Over the past five years, the bowl has installed a large storm drain surrounding the stage to divert run-off, upgraded power capabilities and bought a temporary stage to accommodate musicians’ increasingly large stage and lighting equipment, according to Maureen McFadden, independent press agent for the Santa Barbara Foundation.
Originally built to house the Fiesta celebration in 1936, the bowl was funded by $77,000 of Works Project Administration money approved by President Franklin D. Roosevelt. The same agency built landmarks such as the Golden Gate Bridge and music venues like Red Rocks in Denver. All functions at the bowl stopped during WWII, but returned afterward under the management of Old Spanish Days, the group that ran Fiesta.
In the 1960s, the bowl began to hold rock shows and slowly deteriorated. In 1994 control of the venue was turned over to the Santa Barbara Bowl Foundation, a non-profit organization that began to take in private money for improvements.

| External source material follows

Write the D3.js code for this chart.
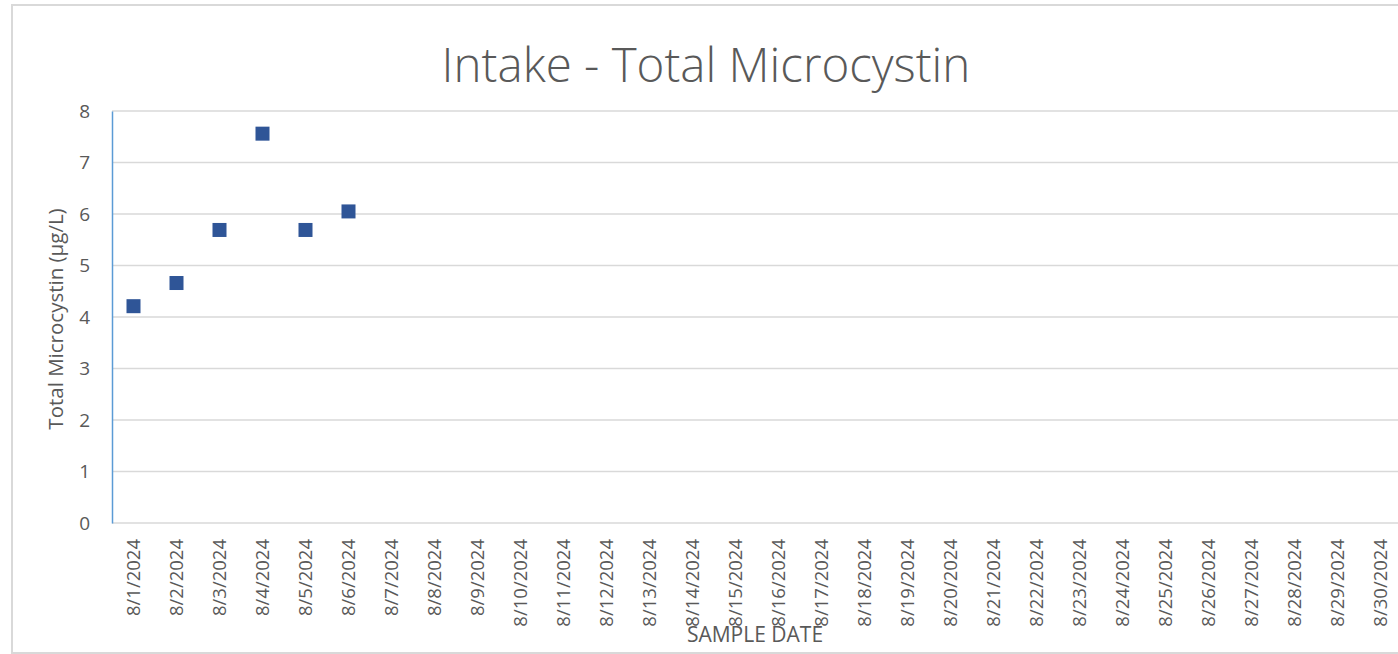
<!DOCTYPE html>
<html><head><meta charset="utf-8">
<script src="https://cdn.jsdelivr.net/npm/d3@7"></script>
<style>body{margin:0;background:#fff;} svg{display:block;}</style>
</head><body>
<script>
const dates = Array.from({length:30}, (_, i) => `8/${i+1}/2024`);
const sampleDates = ["8/1/2024","8/2/2024","8/3/2024","8/4/2024","8/5/2024","8/6/2024"];
const microcystin = [4.21, 4.66, 5.69, 7.56, 5.69, 6.05];
const yTicks = [0,1,2,3,4,5,6,7,8];

(function(){
const W = 1398, H = 654;
const svg = d3.select("body").append("svg").attr("width", W).attr("height", H);
const font = "'Open Sans', sans-serif";
const textCol = "#595959";

svg.append("rect").attr("x", 12).attr("y", 5).attr("width", 1400).attr("height", 648)
  .attr("fill", "#fff").attr("stroke", "#d9d9d9").attr("stroke-width", 2);

const mLeft = 112, mTop = 111, mBottom = 523;
const x = d3.scaleBand().domain(dates).range([mLeft, mLeft + 30*43]);
const y = d3.scaleLinear().domain([0, 8]).range([mBottom, mTop]);

svg.append("g").selectAll("line").data(yTicks).join("line")
  .attr("x1", mLeft).attr("x2", W).attr("y1", d => y(d)).attr("y2", d => y(d))
  .attr("stroke", "#d9d9d9").attr("stroke-width", 1.5);

const yAxis = svg.append("g").attr("transform", `translate(${mLeft},0)`)
  .call(d3.axisLeft(y).tickValues(yTicks).tickSize(0).tickPadding(22));
yAxis.select(".domain").attr("stroke", "#5B9BD5").attr("stroke-width", 1.5);
yAxis.selectAll("text").attr("font-family", font).attr("font-size", 19).attr("fill", textCol);

const xAxis = svg.append("g").attr("transform", `translate(0,${mBottom})`)
  .call(d3.axisBottom(x).tickSize(0));
xAxis.select(".domain").remove();
xAxis.selectAll("text")
  .attr("font-family", font).attr("font-size", 18.5).attr("fill", textCol)
  .attr("transform", "rotate(-90)").attr("text-anchor", "end")
  .attr("x", -16).attr("y", 0).attr("dy", "0.35em");

svg.append("g").selectAll("rect").data(sampleDates.map((d,i)=>({d, v: microcystin[i]}))).join("rect")
  .attr("x", d => x(d.d) + x.bandwidth()/2 - 7)
  .attr("y", d => y(d.v) - 7)
  .attr("width", 14).attr("height", 14)
  .attr("fill", "#2F5597");

svg.append("text").attr("x", 706).attr("y", 82).attr("text-anchor", "middle")
  .attr("font-family", font).attr("font-size", 47.5).attr("font-weight", 300).attr("fill", textCol)
  .text("Intake - Total Microcystin");

svg.append("text").attr("transform", `translate(63,319) rotate(-90)`).attr("text-anchor", "middle")
  .attr("font-family", font).attr("font-size", 20.5).attr("fill", textCol)
  .text("Total Microcystin (µg/L)");

svg.append("text").attr("x", 755).attr("y", 642).attr("text-anchor", "middle")
  .attr("font-family", font).attr("font-size", 21).attr("fill", textCol)
  .text("SAMPLE DATE");
})();
</script>
</body></html>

The new stage would allow for much larger shows, particularly symphonies and operas that would ordinarily shy away from the bowl because of its small size. The plans include a chorus dressing room and bathroom, and an elevator for handicapped performers and grips.
“Most UCSB students can remember clearly their first trip to the bowl,” McFadden said. “This project is trying to be as faithful to that experience as possible.”
“This is the premier venue between L.A. and S.F.,” Lassen said. “Those afternoons when the stones turn red and the lights get low, I don’t know if there’s a better place anywhere.”